I’m stumped by the simplest part of the most basic “Titanic Basic” captum tutorial: converting the data into tensors?!
After getting the data and performing the first preprocessing steps,
converting to numpy arrays and separating out train and test sets works fine:
data = titanic_data.to_numpy()
train_indices = np.random.choice(len(labels), int(0.7*len(labels)), replace=False)
test_indices = list(set(range(len(labels))) - set(train_indices))
train_features = data[train_indices]
train_labels = labels[train_indices]
test_features = data[test_indices]
test_labels = labels[test_indices]
but converting to tensors doesn’t work:
File ".../Titanic_Basic_Interpret.py", line 139, in <module>
input_tensor = torch.as_tensor(train_features,dtype=torch.float32)

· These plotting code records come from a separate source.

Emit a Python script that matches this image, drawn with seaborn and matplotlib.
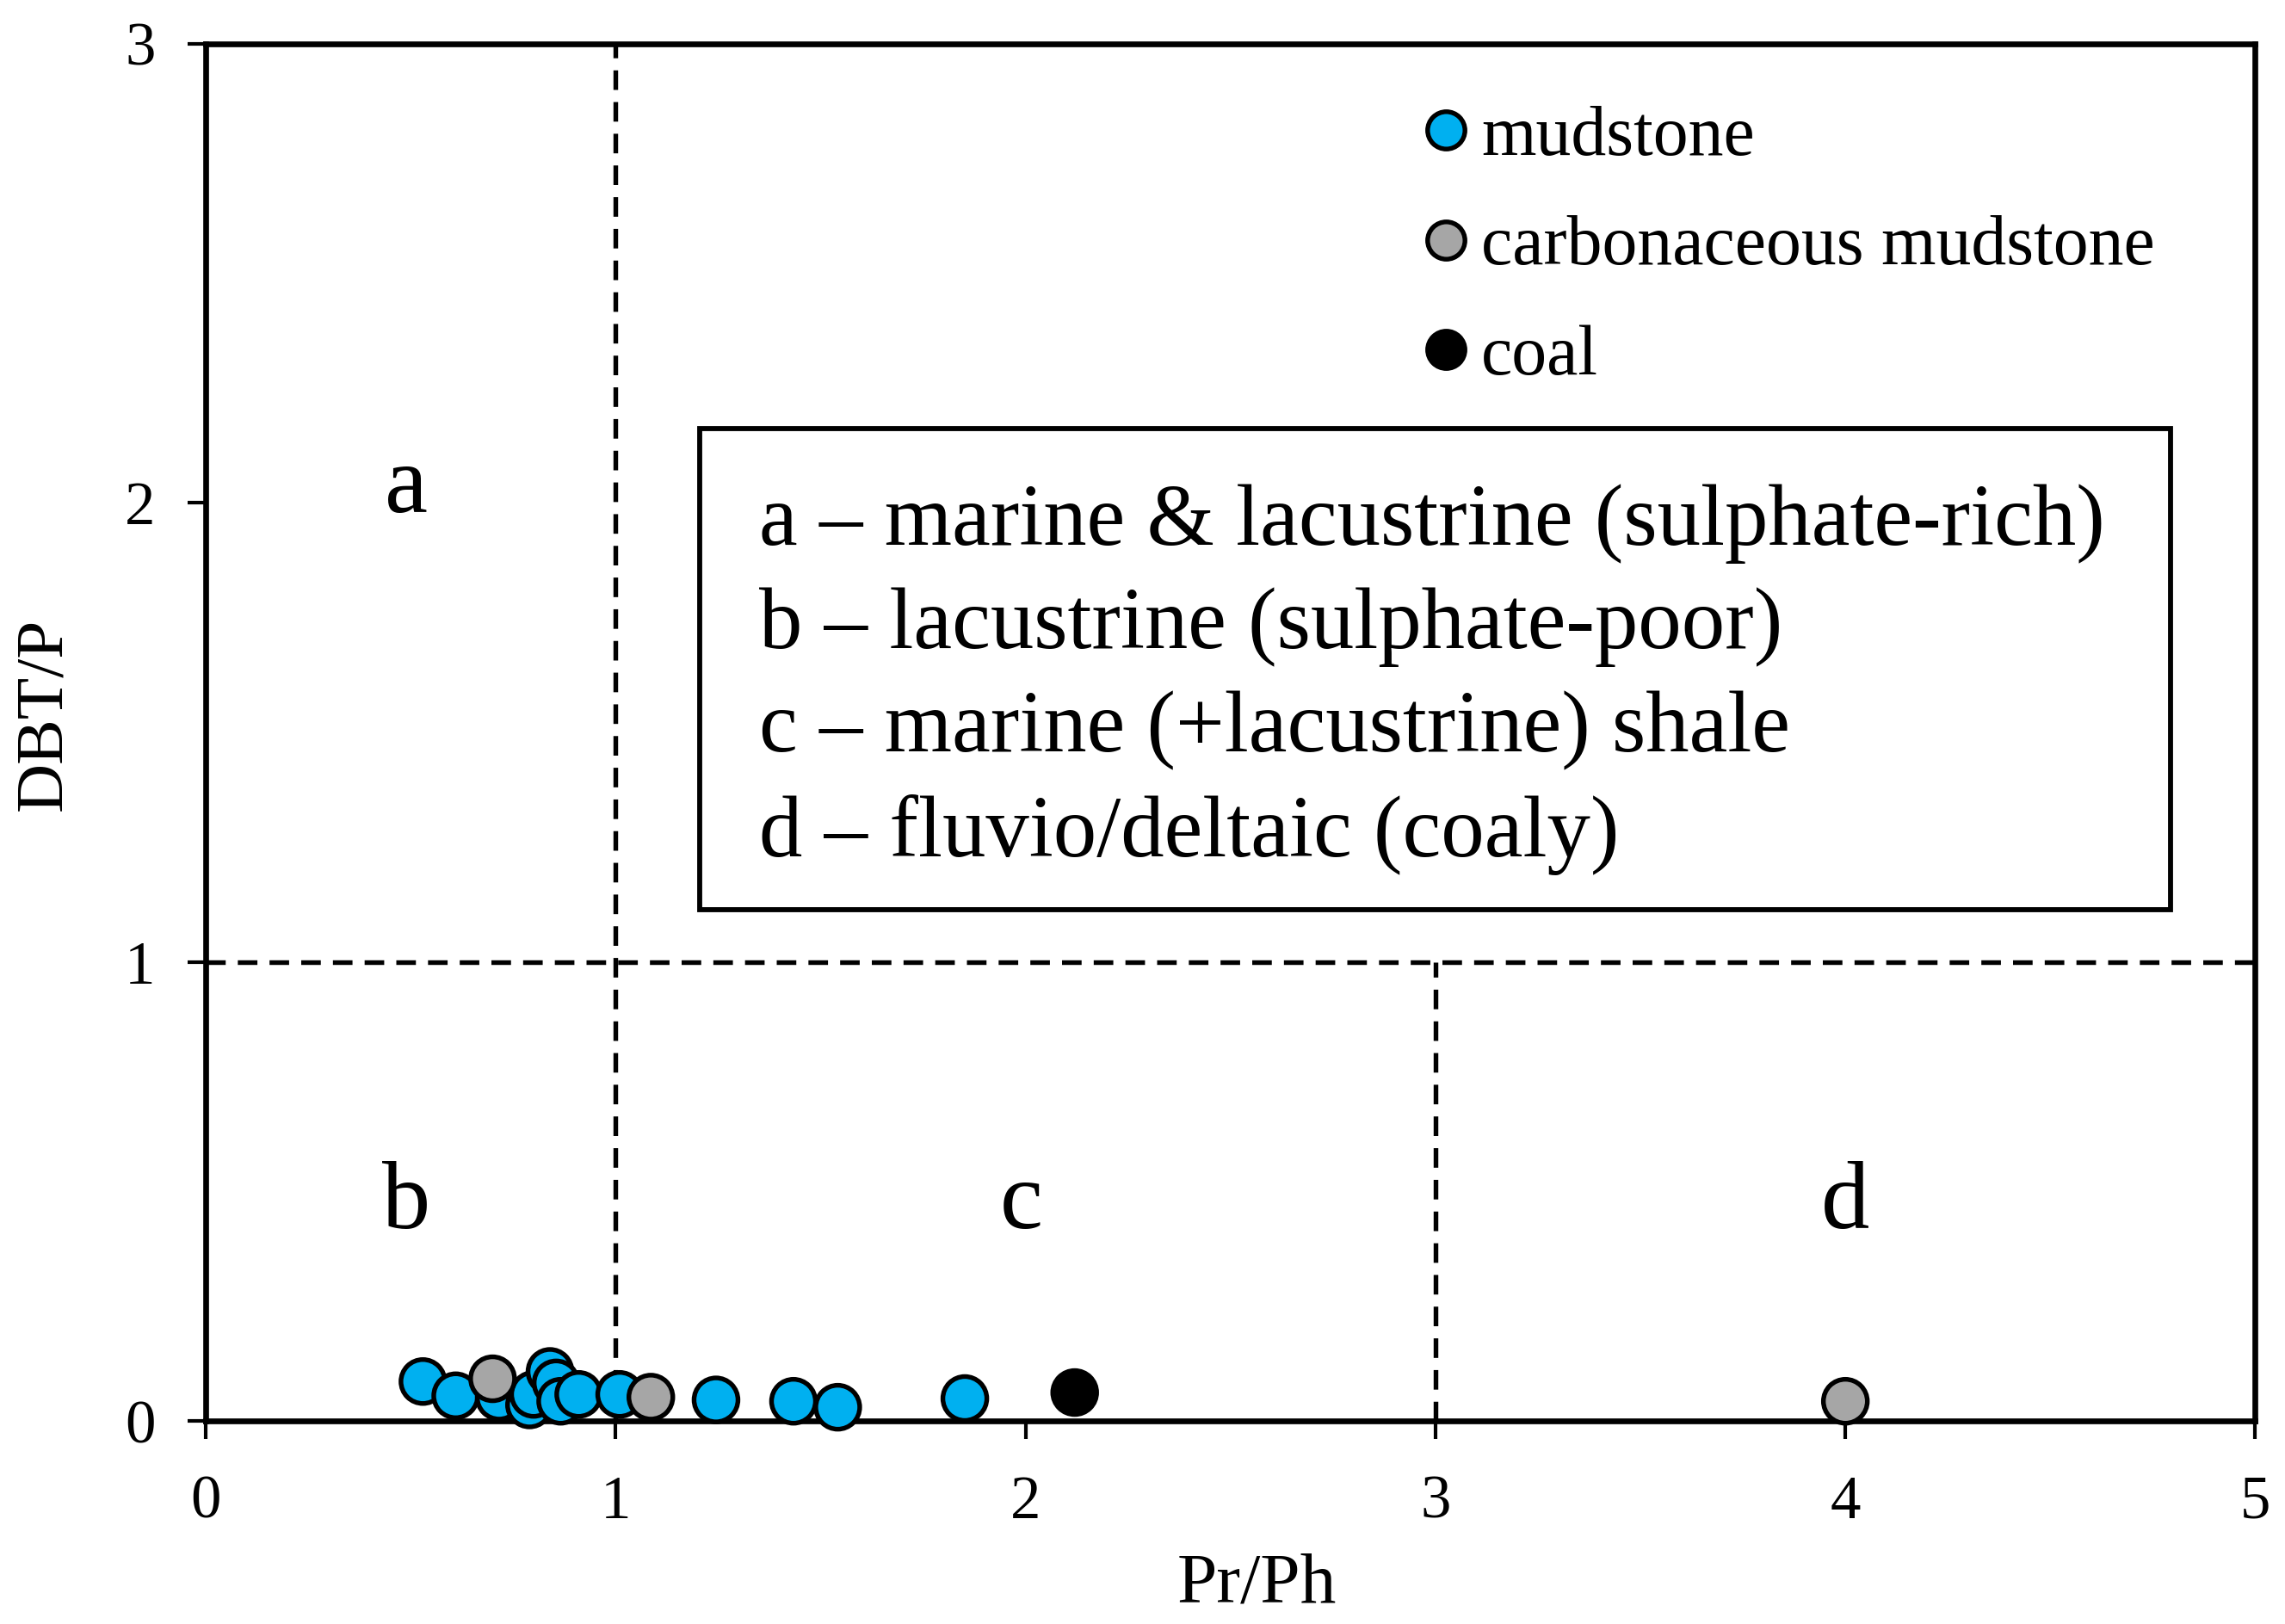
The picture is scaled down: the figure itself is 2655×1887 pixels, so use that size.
import numpy as np
import pandas as pd
import matplotlib
matplotlib.use("Agg")
import matplotlib.pyplot as plt
import seaborn as sns

# --------------------
# DATA
# --------------------
mud_x = [0.53, 0.61, 0.716, 0.79, 0.80, 0.84, 0.855, 0.866, 0.91, 1.01, 1.245, 1.434, 1.542, 1.852]
mud_y = [0.086, 0.055, 0.052, 0.035, 0.058, 0.108, 0.083, 0.043, 0.058, 0.058, 0.046, 0.043, 0.030, 0.049]
carb_x = [0.70, 1.086, 4.0]
carb_y = [0.092, 0.052, 0.043]
coal_x = [2.12]
coal_y = [0.062]

lithologies = ["mudstone", "carbonaceous mudstone", "coal"]
colors = ["#00B0F0", "#A6A6A6", "#000000"]

region_labels = ["a", "b", "c", "d"]
region_x = [0.49, 0.49, 1.99, 4.0]
region_y = [2.03, 0.47, 0.47, 0.47]

box_lines = [
    "a \u2013 marine & lacustrine (sulphate-rich)",
    "b \u2013 lacustrine (sulphate-poor)",
    "c \u2013 marine (+lacustrine) shale",
    "d \u2013 fluvio/deltaic (coaly)",
]

df = pd.DataFrame({
    "Pr/Ph": mud_x + carb_x + coal_x,
    "DBT/P": mud_y + carb_y + coal_y,
    "type": [lithologies[0]] * len(mud_x) + [lithologies[1]] * len(carb_x) + [lithologies[2]] * len(coal_x),
})

# --------------------
# PLOT
# --------------------
sns.set_style("ticks")
plt.rcParams["font.family"] = ["Liberation Serif", "DejaVu Serif"]
plt.rcParams["text.color"] = "black"
plt.rcParams["axes.labelcolor"] = "black"
plt.rcParams["xtick.color"] = "black"
plt.rcParams["ytick.color"] = "black"

fig = plt.figure(figsize=(8.85, 6.29), dpi=300)
ax = fig.add_axes([0.090, 0.125, 0.897, 0.848])

# quadrant lines
dash = (0, (4.2, 2.6))
ax.plot([1, 1], [0, 3], color="black", lw=1.3, linestyle=dash, zorder=1)
ax.plot([0, 5], [1, 1], color="black", lw=1.3, linestyle=dash, zorder=1)
ax.plot([3, 3], [0, 1], color="black", lw=1.3, linestyle=dash, zorder=1)

sns.scatterplot(data=df, x="Pr/Ph", y="DBT/P", hue="type", hue_order=lithologies,
                palette=colors, s=150, edgecolor="black", linewidth=1.3,
                clip_on=False, zorder=3, ax=ax)

ax.set_xlim(0, 5)
ax.set_ylim(0, 3)
ax.set_xticks([0, 1, 2, 3, 4, 5])
ax.set_yticks([0, 1, 2, 3])
ax.tick_params(axis="both", direction="out", length=5, width=1.0, labelsize=17)
ax.tick_params(axis="x", pad=10)
ax.tick_params(axis="y", pad=9)
ax.set_xlabel("Pr/Ph", fontsize=20, labelpad=6)
ax.set_ylabel("DBT/P", fontsize=19, labelpad=14)
ax.xaxis.label.set_x(0.513)
ax.yaxis.label.set_y(0.513)
for side in ["top", "right", "left", "bottom"]:
    ax.spines[side].set_visible(True)
    ax.spines[side].set_linewidth(1.6)
    ax.spines[side].set_color("black")

for lab, x, y in zip(region_labels, region_x, region_y):
    ax.text(x, y, lab, fontsize=27, ha="center", va="center")

# explanation box
box = plt.Rectangle((1.205, 1.113), 3.588, 1.048, fill=False, edgecolor="black", lw=1.4, zorder=2)
ax.add_patch(box)
for i, line in enumerate(box_lines):
    ax.text(1.35, 1.955 - i * 0.226, line, fontsize=24.2, ha="left", va="center")

leg = ax.legend(loc="upper left", bbox_to_anchor=(0.571, 0.976), frameon=False,
                fontsize=19.6, handletextpad=-0.1, handlelength=1.2, labelspacing=0.64,
                borderaxespad=0, markerscale=0.85)

fig.savefig("out.png", dpi=300)
plt.close()
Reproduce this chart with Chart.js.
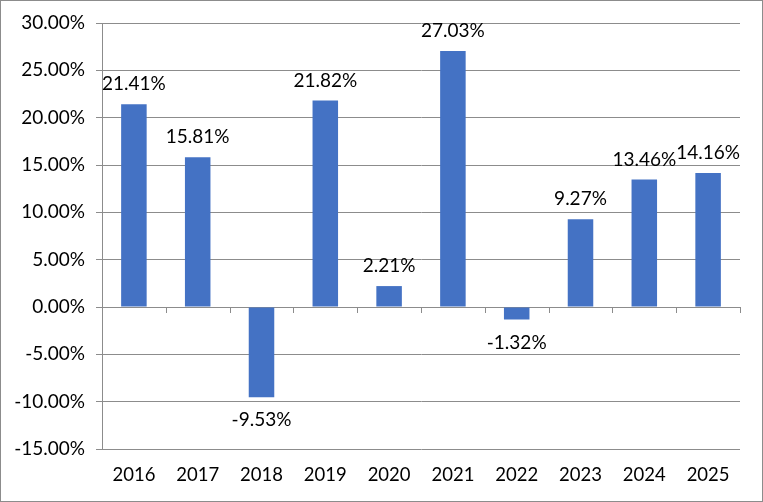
<!DOCTYPE html>
<html>
<head>
<meta charset="utf-8">
<script src="https://cdn.jsdelivr.net/npm/chart.js@4"></script>
<style>
  html, body { margin: 0; padding: 0; background: #fff; }
  #wrap { width: 763px; height: 502px; position: relative; }
</style>
</head>
<body>
<div id="wrap"><canvas id="returnsChart" width="763" height="502"></canvas></div>
<script>
// Chart data
const years = ['2016', '2017', '2018', '2019', '2020', '2021', '2022', '2023', '2024', '2025'];
const returns = [21.41, 15.81, -9.53, 21.82, 2.21, 27.03, -1.32, 9.27, 13.46, 14.16];
const yTicks = [30, 25, 20, 15, 10, 5, 0, -5, -10, -15];

const barColor = '#4472C4';
const gridColor = '#8c8c8c';
const fontFamily = 'Lato, Calibri, "Liberation Sans", sans-serif';

const ctx = document.getElementById('returnsChart').getContext('2d');

new Chart(ctx, {
  type: 'bar',
  data: {
    labels: years,
    datasets: [{
      data: returns,
      backgroundColor: barColor,
      borderWidth: 0,
      barPercentage: 0.4,
      categoryPercentage: 1
    }]
  },
  options: {
    responsive: false,
    animation: false,
    layout: { padding: { top: 23, right: 23, left: 0, bottom: 0 } },
    plugins: {
      legend: { display: false },
      tooltip: { enabled: false }
    },
    scales: {
      x: {
        grid: { display: false },
        border: { display: false },
        ticks: {
          color: '#000',
          font: { family: fontFamily, size: 18.5 },
          padding: 7
        },
        afterFit: (scale) => { scale.height = 53; }
      },
      y: {
        min: -15,
        max: 30,
        afterBuildTicks: (scale) => {
          scale.ticks = yTicks.map(v => ({ value: v }));
        },
        grid: {
          color: gridColor,
          lineWidth: 1,
          tickLength: 6
        },
        border: { display: true, color: gridColor, width: 1 },
        ticks: {
          color: '#000',
          font: { family: fontFamily, size: 19 },
          padding: 11,
          callback: (v) => v.toFixed(2) + '%'
        },
        afterFit: (scale) => { scale.width = 102; }
      }
    }
  },
  plugins: [{
    id: 'excelBits',
    afterDatasetsDraw: (chart) => {
      const c = chart.ctx;
      const xs = chart.scales.x;
      const ys = chart.scales.y;
      const zeroY = ys.getPixelForValue(0);
      const step = (xs.right - xs.left) / years.length;
      c.save();
      // tick marks on the category axis at the zero line
      c.strokeStyle = gridColor;
      c.lineWidth = 1;
      c.beginPath();
      for (let i = 1; i <= years.length; i++) {
        const x = Math.round(xs.left + i * step) + 0.5;
        c.moveTo(x, zeroY);
        c.lineTo(x, zeroY + 6);
      }
      c.stroke();
      // value labels
      const meta = chart.getDatasetMeta(0);
      c.fillStyle = '#000';
      c.font = '19px ' + fontFamily;
      c.textAlign = 'center';
      c.textBaseline = 'middle';
      meta.data.forEach((bar, i) => {
        const v = returns[i];
        const y = v >= 0 ? bar.y - 20 : bar.y + 23;
        c.fillText(v.toFixed(2) + '%', bar.x, y);
      });
      // outer border
      c.strokeRect(0.5, 0.5, chart.width - 1, chart.height - 1);
      c.restore();
    }
  }]
});
</script>
</body>
</html>
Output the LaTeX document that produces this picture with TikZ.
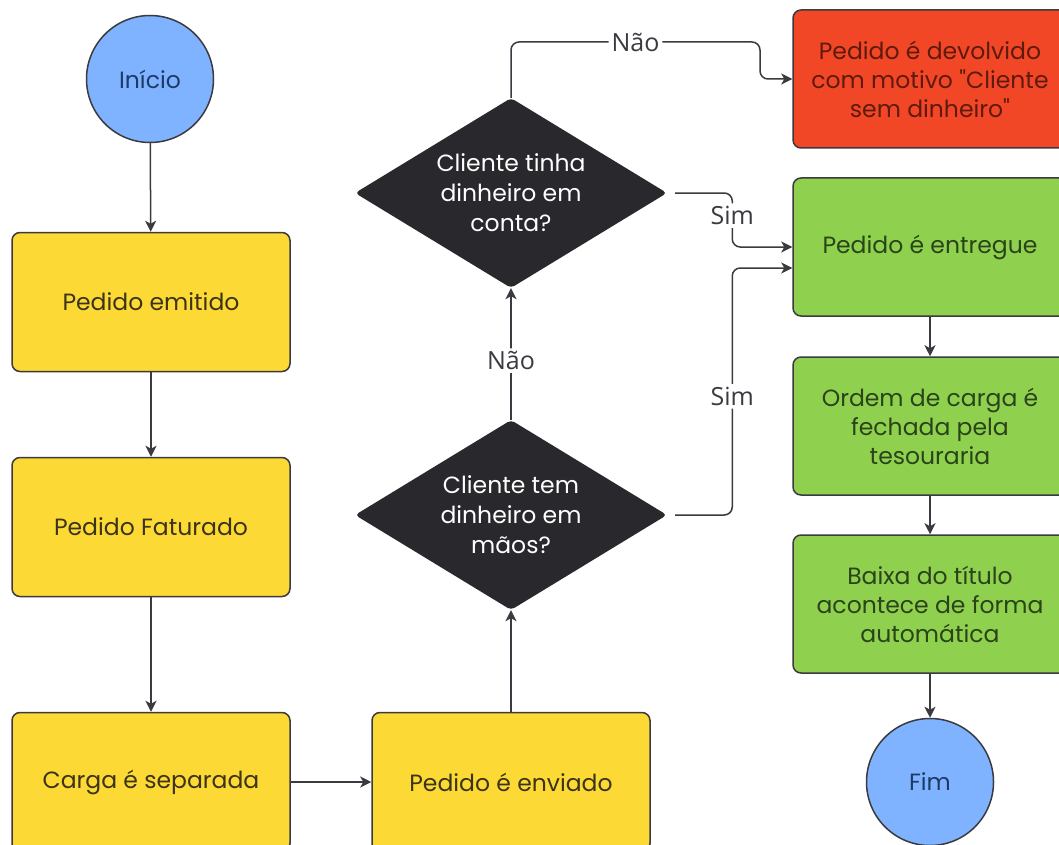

^^^^^^^^^^^^^^^^^^^^^^^^^^^^^^^^^^^^^^^^^^^^^^^^^^^
TypeError: can't convert np.ndarray of type numpy.object_. The only supported types are: float64, float32, float16, complex64, complex128, int64, int32, int16, int8, uint8, and bool.
Maybe the problem is “no more magic, convert_objects has been
deprecated in pandas 0.17” ? It seems the tutorial was added back in 2019, but other issues seem to have used it more recently?
I’ve tried some of the suggestions there (building a separate dictionary of data types and then data = data.astype(dtype=dtypeDict)
, converting each column separately:
for c in titanic_data.columns:
titanic_data[c] = pd.to_numeric(titanic_data[c])
but these don’t go thru either. What could the issue be?!